Her daughter had suffered a broken hand and bruises.

When Juanne woke up, the full blow of all she had gone through, as well as the extent of her injuries came crashing down on her.

“It was then that I realised I had a broken foot, broken hand, I couldn’t feel anything in my fingers. I was a mess, but I didn’t even know how much of a mess,” she said, sitting on a sofa in her quaint apartment in Kendall Hill, Christ Church.

Juanne said she had no access to a mirror, a cellphone, nothing that would give her a visual of her face which was swollen.

She never saw the extent of her bruises on her face until two weeks after the accident. Her lips were stitched at both sides, making it difficult to talk.

Add to that, her broken nose and swollen lips were cut up so badly that she could not even drink from a cup nor eat properly for weeks.

Juanne spent four to five weeks in hospital. Her recovery was a slow and painful process.

Doctors had to take a piece of her skull to rebuild her broken nose. 

Getting back on her two feet, literally, wasn’t easy either. She relied on her mother to help out a lot, bathing her, making sure she had meals. Little Joelle also played her part nursing her mother back to health.

But with her birthday in April, Juanne was determined that she would be walking by then.

She accomplished this feat a month early and credits her occupational therapist for helping her to achieve her goal. “She kept telling me ‘you have to get up’.”

Juanne went from a wheelchair to using crutches to now walking without any help at all.

She slowly raises her skirt just above her knee to show the scars on her legs, pointing to a long one in the middle of her knee, explaining  the “biscuit” was gone.

Start business again

She then turned her left arm to show a long scar.

The tears are falling again. She pauses.

“I had to motivate myself. There were times I used to wish I had died,” she said, still crying.

Juanne admits she was always a woman on the move, selling food, doing messenger work.

Now business has scaled right back for this woman who has won awards from BMEX for her health drinks, as well as the Youth Entrepreneurship Scheme (YES). She reaches for all her awards which are well displayed in her living room. 

Juanne tries to sell from home but it is not as profitable. 

“Before I used to support myself. I used to do everything for myself. I tried to start back my business but it is hard,” she said.

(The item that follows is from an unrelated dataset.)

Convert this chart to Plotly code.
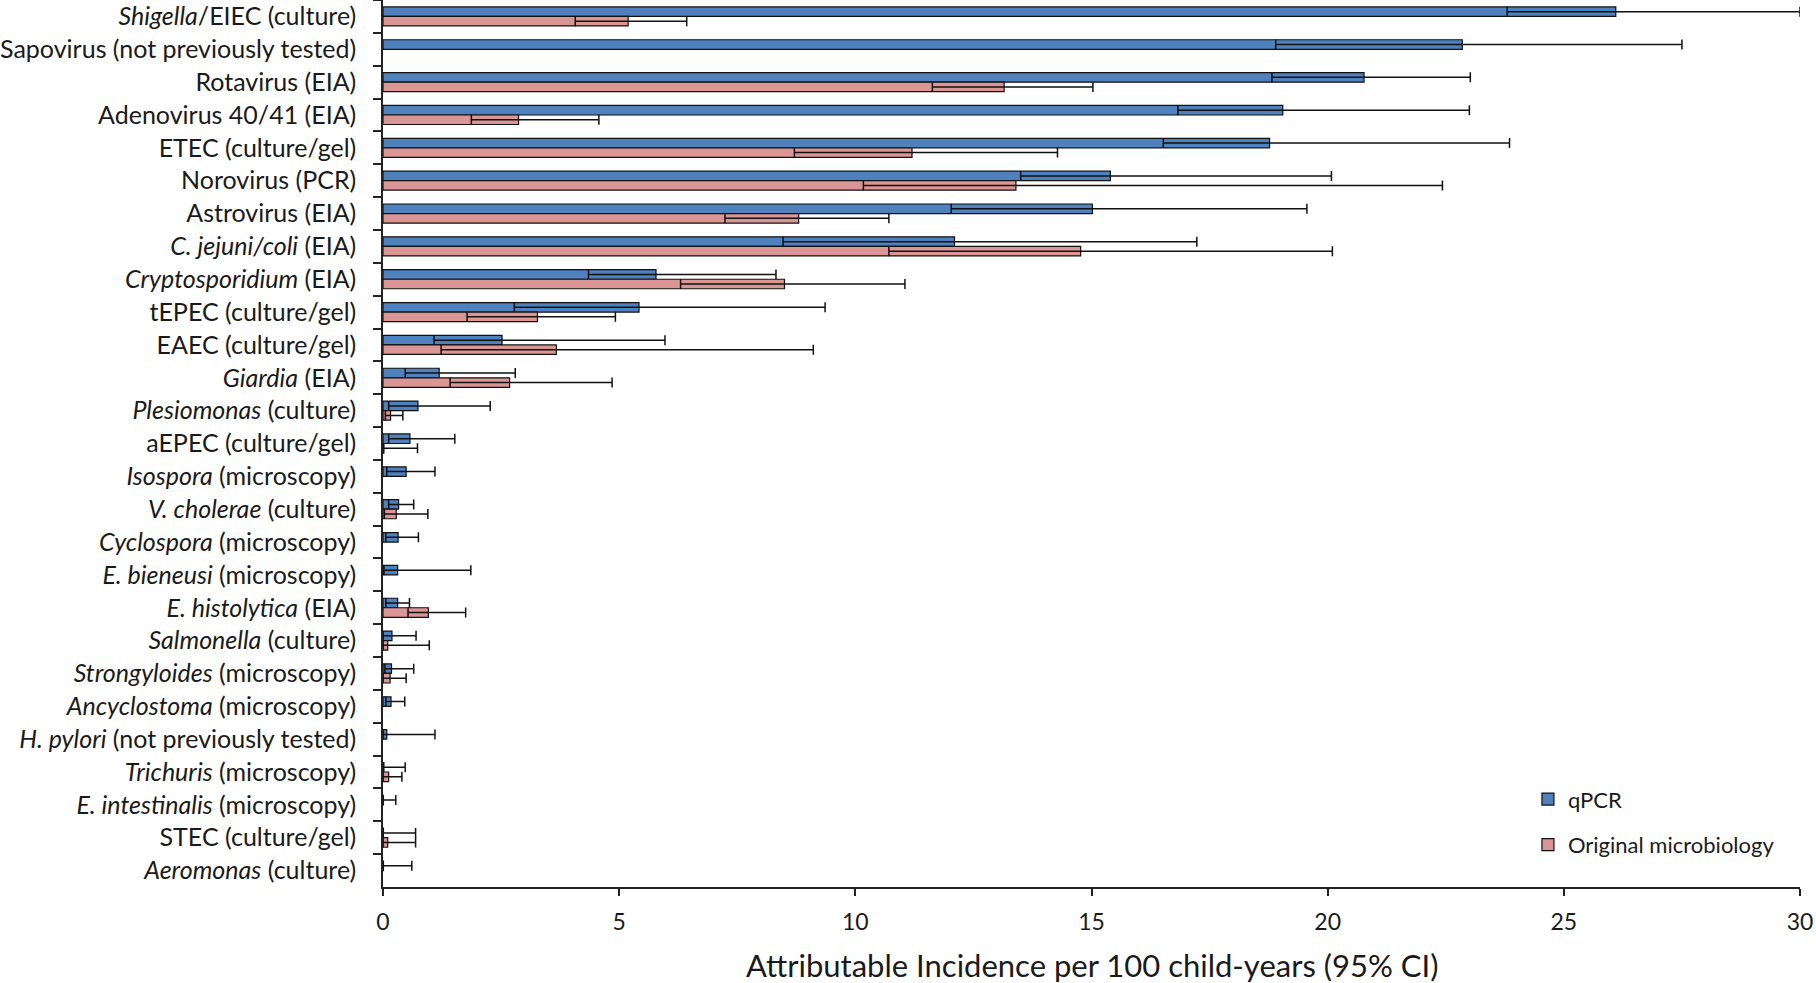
import plotly.graph_objects as go

# Pathogens, top to bottom
categories = [
    "<i>Shigella</i>/EIEC (culture)",
    "Sapovirus (not previously tested)",
    "Rotavirus (EIA)",
    "Adenovirus 40/41 (EIA)",
    "ETEC (culture/gel)",
    "Norovirus (PCR)",
    "Astrovirus (EIA)",
    "<i>C. jejuni/coli</i> (EIA)",
    "<i>Cryptosporidium</i> (EIA)",
    "tEPEC (culture/gel)",
    "EAEC (culture/gel)",
    "<i>Giardia</i> (EIA)",
    "<i>Plesiomonas</i> (culture)",
    "aEPEC (culture/gel)",
    "<i>Isospora</i> (microscopy)",
    "<i>V. cholerae</i> (culture)",
    "<i>Cyclospora</i> (microscopy)",
    "<i>E. bieneusi</i> (microscopy)",
    "<i>E. histolytica</i> (EIA)",
    "<i>Salmonella</i> (culture)",
    "<i>Strongyloides</i> (microscopy)",
    "<i>Ancyclostoma</i> (microscopy)",
    "<i>H. pylori</i> (not previously tested)",
    "<i>Trichuris</i> (microscopy)",
    "<i>E. intestinalis</i> (microscopy)",
    "STEC (culture/gel)",
    "<i>Aeromonas</i> (culture)",
]

# qPCR attributable incidence with 95% CI
qpcr_est = [26.1, 22.85, 20.77, 19.05, 18.77, 15.4, 15.02, 12.1, 5.78, 5.42, 2.52, 1.19, 0.74,
            0.57, 0.49, 0.33, 0.32, 0.31, 0.31, 0.19, 0.18, 0.17, 0.08, 0.02, 0.01, 0.01, 0.01]
qpcr_low = [23.8, 18.9, 18.82, 16.83, 16.52, 13.5, 12.03, 8.47, 4.35, 2.78, 1.08, 0.47, 0.12,
            0.12, 0.08, 0.12, 0.06, 0.02, 0.06, 0.0, 0.04, 0.06, 0.0, 0.0, 0.0, 0.0, 0.0]
qpcr_high = [30.0, 27.5, 23.02, 23.0, 23.85, 20.08, 19.56, 17.23, 8.32, 9.36, 5.97, 2.8, 2.27,
             1.52, 1.1, 0.65, 0.75, 1.86, 0.56, 0.7, 0.65, 0.46, 1.1, 0.47, 0.27, 0.69, 0.61]

# Original microbiology attributable incidence with 95% CI (None = not tested)
orig_est = [5.19, None, 13.15, 2.87, 11.2, 13.4, 8.8, 14.77, 8.5, 3.27, 3.67, 2.68, 0.16,
            0.02, None, 0.28, None, None, 0.96, 0.1, 0.15, None, None, 0.12, None, 0.1, None]
orig_low = [4.07, None, 11.63, 1.87, 8.71, 10.17, 7.24, 10.71, 6.3, 1.78, 1.23, 1.42, 0.05,
            0.0, None, 0.03, None, None, 0.53, 0.0, 0.0, None, None, 0.0, None, 0.0, None]
orig_high = [6.43, None, 15.03, 4.57, 14.28, 22.43, 10.71, 20.1, 11.05, 4.92, 9.11, 4.85, 0.42,
             0.73, None, 0.95, None, None, 1.75, 0.98, 0.49, None, None, 0.4, None, 0.69, None]

x_ticks = [0, 5, 10, 15, 20, 25, 30]
series_names = ["qPCR", "Original microbiology"]

FONT = "Lato"
INK = "#1a1a1a"


def ci_arrays(est, low, high):
    plus, minus = [], []
    for e, lo, hi in zip(est, low, high):
        if e is None:
            plus.append(None)
            minus.append(None)
        else:
            plus.append(hi - e)
            minus.append(e - lo)
    return plus, minus


fig = go.Figure()
for name, est, low, high, color, group in [
    (series_names[0], qpcr_est, qpcr_low, qpcr_high, "#4F81BD", "a"),
    (series_names[1], orig_est, orig_low, orig_high, "#DA9694", "b"),
]:
    plus, minus = ci_arrays(est, low, high)
    fig.add_trace(go.Bar(
        x=est, y=categories, orientation="h", name=name, legendgroup=group,
        marker=dict(color=color, line=dict(color="#111111", width=1.2)),
        error_x=dict(type="data", symmetric=False, array=plus, arrayminus=minus,
                     color="#111111", thickness=1.5, width=5),
    ))

fig.update_layout(
    width=1816, height=983,
    margin=dict(l=381, r=16, t=0, b=96, pad=0),
    paper_bgcolor="white", plot_bgcolor="white",
    barmode="group", bargap=0.42, bargroupgap=0,
    font=dict(family=FONT, color=INK, size=21),
    showlegend=True,
    legend=dict(x=0.808, y=0.073, xanchor="left", yanchor="middle",
                bgcolor="rgba(0,0,0,0)", font=dict(size=22, family=FONT, color=INK),
                tracegroupgap=14, traceorder="grouped"),
    xaxis=dict(range=[0, 30], tickvals=x_ticks, showgrid=False, zeroline=False,
               showline=True, linecolor="#222222", linewidth=1.5,
               ticks="outside", ticklen=7, tickcolor="#222222", tickwidth=1.5,
               ticklabelstandoff=7,
               tickfont=dict(size=23, family=FONT, color=INK), fixedrange=True),
    yaxis=dict(type="category", categoryorder="array", categoryarray=categories,
               autorange="reversed", showgrid=False, zeroline=False,
               showline=True, linecolor="#222222", linewidth=1.5,
               ticks="outside", ticklen=8, tickcolor="#222222", tickwidth=1.5,
               tickson="boundaries", ticklabelstandoff=20,
               tickfont=dict(size=25, family=FONT, color=INK)),
    annotations=[dict(
        text="Attributable Incidence per 100 child-years (95% CI)",
        x=0.5, xref="paper", y=0, yref="paper", yshift=-78, yanchor="middle",
        showarrow=False, font=dict(size=31, family=FONT, color=INK))],
)

fig.write_html("out.html")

“There are many times I would just sit and cry. But I feel good to be alive,” she said.

“I see people get in accidents and they can’t even remember their names. I still have my memory and I am thankful for that. There are some people who are worse off.”

It took Juanne a while to muster up the courage to go outside. “At first I couldn’t do it. I just didn’t want to see anyone. It was too much. I didn’t want anyone to see me,” she recalled.

Juanne, who attends therapy sessions twice a week, is on the mend and trying to do more for herself.

“I am now getting back to how I used to be”.

She said people are always surprised to see her back on her feet. Doctors, she said, are also amazed at what she has accomplished.

Juanne still walks with a slight limp and has to get another operation on her leg.

She admits that her faith in God has become stronger.

“You hear about the Lord but it takes for things to happen to you, to make you really believe. You don’t believe things till you see them happen. I go to church. You have to believe and you have to have faith and things will happen”.